On the speculative side, momentum traders have been whipsawed. The rally to $5,230 drew in late longs who were promptly punished on the pullback. The 3.9% weekly recovery suggests dip buyers are stepping in with conviction, but positioning remains stretched. Silver, platinum, and palladium are all participating - silver up 4% on the week, platinum surging over 6%, and palladium leading with a near-7% weekly gain. The compressed gold-silver ratio at 64.3 points to genuine broad-based precious metals demand rather than a gold-only trade.
Why it matters
The $5,800 target is not the story. The volatility is.
Gold’s monthly range of $1,100 - roughly 22% of the current price - is the kind of swing that used to take a full year to unfold. We are seeing quarterly volatility compressed into weeks. For investors, this changes the calculus entirely. Position sizing matters more than direction. Being right on the trend but wrong on timing by even a fortnight could mean a 10% drawdown before the thesis plays out.
The broader context reinforces the bullish case. Real yields remain suppressed, geopolitical risk premia show no sign of unwinding, and de-dollarisation flows continue to channel capital into hard assets. Gold’s pullback from $5,230 looks corrective rather than distributive - volume patterns and the speed of the weekly recovery both support that reading.
When gold rallies alone, it often signals fear. When silver, platinum, and palladium rally alongside it, it signals something more fundamental - a repricing of the entire hard asset class relative to fiat currencies.
What to watch
The $4,800-$4,850 zone is the first resistance level worth tracking. A clean break above there likely reopens the path toward the $5,200 area and eventually the $5,800 target. On the downside, the $4,100 monthly low is the line in the sand - a breach would invalidate the bullish structure and suggest something more than a healthy correction.
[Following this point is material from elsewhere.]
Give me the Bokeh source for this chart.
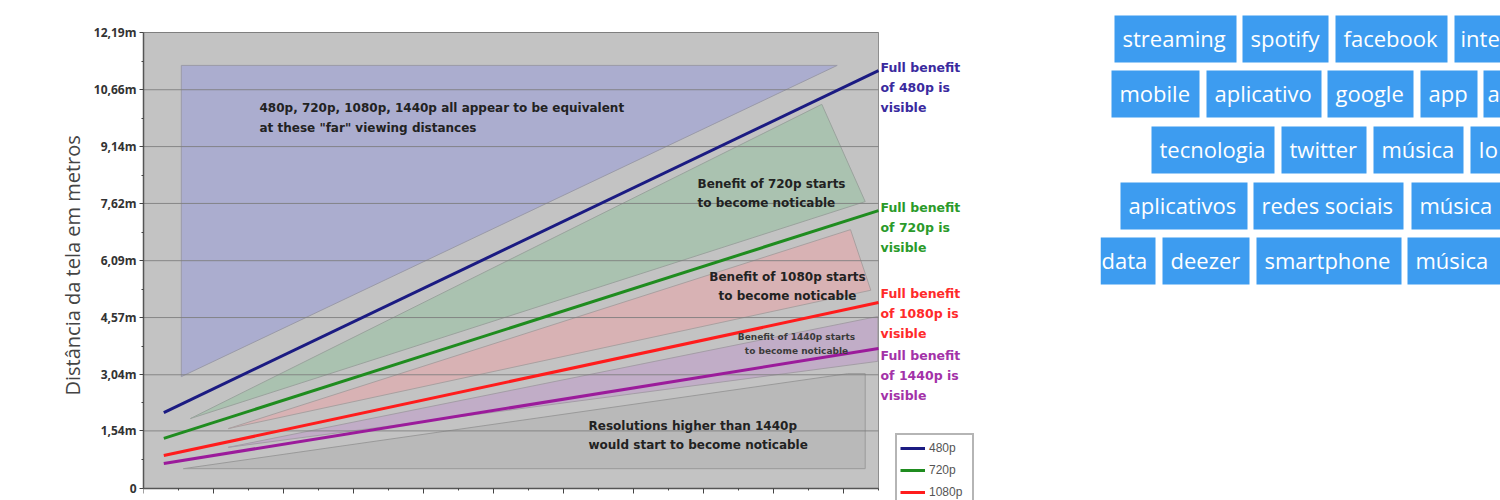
from bokeh.plotting import figure
from bokeh.models import Range1d, FixedTicker, LinearAxis, Legend, LegendItem, Title
from bokeh.layouts import row
from bokeh.embed import file_html
from bokeh.resources import INLINE
from bokeh.core.properties import value

# ---------------- data ----------------
y_ticks = [0, 1.54, 3.04, 4.57, 6.09, 7.62, 9.14, 10.66, 12.19]
y_tick_labels = ["0", "1,54m", "3,04m", "4,57m", "6,09m", "7,62m", "9,14m", "10,66m", "12,19m"]
x_ticks = [0, 10, 20, 30, 40, 50, 60, 70, 80, 90, 100]
x_minor_ticks = [5, 15, 25, 35, 45, 55, 65, 75, 85, 95, 105]
x_max = 105
y_max = 12.19

resolutions = ["480p", "720p", "1080p", "1440p"]
line_x = [2.9, 105.0]
line_480p = [2.03, 11.17]
line_720p = [1.34, 7.43]
line_1080p = [0.88, 4.97]
line_1440p = [0.67, 3.74]

region_480p_x = [5.4, 99.1, 5.4]
region_480p_y = [11.31, 11.31, 2.99]
region_720p_x = [6.7, 96.9, 103.1]
region_720p_y = [1.87, 10.27, 7.67]
region_1080p_x = [12.1, 101.0, 103.9]
region_1080p_y = [1.60, 6.92, 5.30]
region_1440p_x = [12.1, 104.9, 104.9]
region_1440p_y = [1.10, 4.60, 3.40]
region_higher_x = [5.7, 100.6, 103.1, 103.1]
region_higher_y = [0.53, 3.07, 3.07, 0.53]

y_axis_title = "Distância da tela em metros"

# visible parts of the tag cloud (the page cuts the outer tags)
tag_rows = [
    ["streaming", "spotify", "facebook", "inte"],
    ["mobile", "aplicativo", "google", "app", "a"],
    ["tecnologia", "twitter", "música", "Io"],
    ["aplicativos", "redes sociais", "música"],
    ["data", "deezer", "smartphone", "música"],
]

# ---------------- layout helpers ----------------
PX_X = 7.0             # pixels per x unit
PX_Y = 456.0 / 12.19   # pixels per metre
def px2x(px):
    return (px - 143) / PX_X
def px2y(py):
    return (488 - py) / PX_Y

FONT_B = value("DejaVu Sans")

p = figure(frame_width=957, frame_height=500,
           x_range=Range1d(0, 957 / PX_X), y_range=Range1d(-12 / PX_Y, 488 / PX_Y),
           output_backend="svg", toolbar_location=None,
           x_axis_location=None, y_axis_location=None,
           min_border_left=143, min_border_right=0, min_border_top=0, min_border_bottom=0,
           background_fill_color="white", border_fill_color="white",
           outline_line_color=None)
p.grid.visible = False

# gray chart background
p.quad(left=[0], right=[x_max], bottom=[0], top=[y_max],
       fill_color="#c3c3c3", line_color="#8e8e8e", line_width=1)

# shaded regions
p.patch(region_480p_x, region_480p_y, fill_color="#abadcf", line_color="#9a9aa8", line_width=1)
p.patch(region_720p_x, region_720p_y, fill_color="#aac2b0", line_color="#9aa39d", line_width=1)
p.patch(region_1080p_x, region_1080p_y, fill_color="#d8b2b4", line_color="#a9a0a0", line_width=1)
p.patch(region_1440p_x, region_1440p_y, fill_color="#c1adc7", line_color="#a49da6", line_width=1)
p.patch(region_higher_x, region_higher_y, fill_color="#b9b9b9", line_color="#9a9a9a", line_width=1)

# horizontal grid lines, limited to the chart area
p.segment(x0=[0] * len(y_ticks[1:]), x1=[x_max] * len(y_ticks[1:]),
          y0=y_ticks[1:], y1=y_ticks[1:],
          line_color="#7c7c7c", line_width=1, line_alpha=0.85, level="guide")

# axes
yticker = FixedTicker(ticks=y_ticks,
                      minor_ticks=[(a + b) / 2 for a, b in zip(y_ticks[:-1], y_ticks[1:])])
yaxis = LinearAxis(ticker=yticker, bounds=(0, y_max),
                   major_label_overrides={t: l for t, l in zip(y_ticks, y_tick_labels)})
yaxis.axis_line_color = "#555555"
yaxis.axis_line_width = 1.5
yaxis.major_tick_out = 4
yaxis.major_tick_in = 0
yaxis.minor_tick_out = 2
yaxis.minor_tick_in = 0
yaxis.major_tick_line_color = "#444444"
yaxis.minor_tick_line_color = "#444444"
yaxis.major_label_text_font = "Open Sans"
yaxis.major_label_text_font_size = "12px"
yaxis.major_label_text_font_style = "bold"
yaxis.major_label_text_color = "#333333"
yaxis.major_label_standoff = 3
p.add_layout(yaxis, "left")

ytitle = Title(text=y_axis_title, align="left", offset=105, standoff=9,
               text_font="Open Sans", text_font_size="20px", text_font_style="normal",
               text_color="#444444")
p.add_layout(ytitle, "left")

xticker = FixedTicker(ticks=x_ticks, minor_ticks=x_minor_ticks)
xaxis = LinearAxis(ticker=xticker, bounds=(0, x_max), fixed_location=0,
                   major_label_overrides={t: "" for t in x_ticks})
xaxis.axis_line_color = "#555555"
xaxis.axis_line_width = 1.5
xaxis.major_tick_out = 5
xaxis.major_tick_in = 0
xaxis.minor_tick_out = 2
xaxis.minor_tick_in = 0
xaxis.major_tick_line_color = "#444444"
xaxis.minor_tick_line_color = "#444444"
p.add_layout(xaxis, "below")

# resolution lines
series = [line_480p, line_720p, line_1080p, line_1440p]
line_colors = ["#1b1b82", "#1f8c1f", "#ff1c1c", "#9b1b9b"]
renderers = []
for ys, c in zip(series, line_colors):
    r = p.line(line_x, ys, line_color=c, line_width=3, level="annotation")
    renderers.append(r)

# annotation texts inside chart
def txt(x, y, s, size="12px", color="#222222", align="left", style="bold"):
    p.text(x=[x], y=[y], text=[s], text_font=FONT_B, text_font_size=size,
           text_font_style=style, text_color=color, text_align=align,
           text_baseline="middle", level="annotation")

txt(px2x(259), px2y(107), "480p, 720p, 1080p, 1440p all appear to be equivalent")
txt(px2x(259), px2y(127), "at these \"far\" viewing distances")
txt(px2x(697), px2y(183), "Benefit of 720p starts")
txt(px2x(697), px2y(202), "to become noticable")
txt(px2x(787), px2y(276), "Benefit of 1080p starts", align="center")
txt(px2x(787), px2y(295), "to become noticable", align="center")
txt(px2x(796), px2y(336), "Benefit of 1440p starts", size="9px", color="#3a3a3a", align="center")
txt(px2x(796), px2y(350), "to become noticable", size="9px", color="#3a3a3a", align="center")
txt(px2x(588), px2y(425), "Resolutions higher than 1440p")
txt(px2x(588), px2y(444), "would start to become noticable")

label_colors = ["#3a2a9e", "#2a9a2a", "#ff2a2a", "#a332a8"]
label_tops = [67, 207, 293, 355]
for res, c, top in zip(resolutions, label_colors, label_tops):
    lines = ["Full benefit", "of %s is" % res, "visible"]
    for i, s in enumerate(lines):
        txt(px2x(880), px2y(top + 20 * i), s, size="12.5px", color=c)

# legend: only the entries visible above the page fold
legend = Legend(items=[LegendItem(label=res, renderers=[r])
                       for res, r in list(zip(resolutions, renderers))[:3]],
                location=(752, -7))
legend.padding = 3
legend.spacing = 2
legend.label_height = 20
legend.label_width = 40
legend.glyph_height = 14
legend.glyph_width = 25
legend.label_standoff = 4
legend.label_text_font = "Liberation Sans"
legend.label_text_font_size = "12px"
legend.label_text_color = "#555555"
legend.border_line_color = "#6b6b6b"
legend.border_line_width = 2
legend.background_fill_color = "white"
legend.background_fill_alpha = 1.0
p.add_layout(legend)

# ---------------- tag cloud ----------------
tag_boxes = [
    [(1114, 1236), (1242, 1328), (1335, 1447), (1454, 1500)],
    [(1111, 1199), (1206, 1321), (1327, 1413), (1420, 1477), (1483, 1500)],
    [(1151, 1274), (1281, 1366), (1373, 1463), (1470, 1500)],
    [(1120, 1247), (1253, 1403), (1411, 1500)],
    [(1100, 1155), (1162, 1249), (1256, 1401), (1407, 1500)],
]
text_pad = [
    [8, 8, 8, 6],
    [8, 8, 8, 8, 4],
    [8, 8, 8, 8],
    [8, 8, 8],
    [1, 8, 8, 8],
]
row_tops = [15, 70, 126, 182, 237]
BOX_H = 47

t = figure(width=400, height=500, x_range=Range1d(1100, 1500), y_range=Range1d(500, 0),
           output_backend="svg", toolbar_location=None,
           x_axis_location=None, y_axis_location=None,
           min_border=0, outline_line_color=None,
           background_fill_color="white", border_fill_color="white")
t.grid.visible = False
L, R, T, B, TX, TY, TT = [], [], [], [], [], [], []
for words, boxes, pads, top in zip(tag_rows, tag_boxes, text_pad, row_tops):
    for w, (x0, x1), pad in zip(words, boxes, pads):
        L.append(x0); R.append(x1); T.append(top); B.append(top + BOX_H)
        TX.append(x0 + pad); TY.append(top + BOX_H / 2 - 1); TT.append(w)
t.quad(left=L, right=R, top=T, bottom=B, fill_color="#3d9cf0", line_color=None)
t.text(x=TX, y=TY, text=TT, text_font=value("Open Sans"), text_font_size="22px",
       text_color="white", text_align="left", text_baseline="middle")

layout = row(p, t)
open("out.html", "w").write(file_html(layout, INLINE))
Beyond price levels, the gold-silver ratio deserves attention. A further compression below 60 would confirm that this is a broad precious metals repricing, not just a gold safety trade. Silver’s 11.5% monthly decline has been sharper than gold’s, so any ratio tightening from here would signal silver is catching a bid with real conviction.
Central bank purchasing data through Q2 will clarify whether sovereign buying maintains its current pace - and whether the structural floor under gold moves higher regardless of what speculative traders do.
This article is for informational purposes only and does not constitute financial advice. Always do your own research before making investment decisions.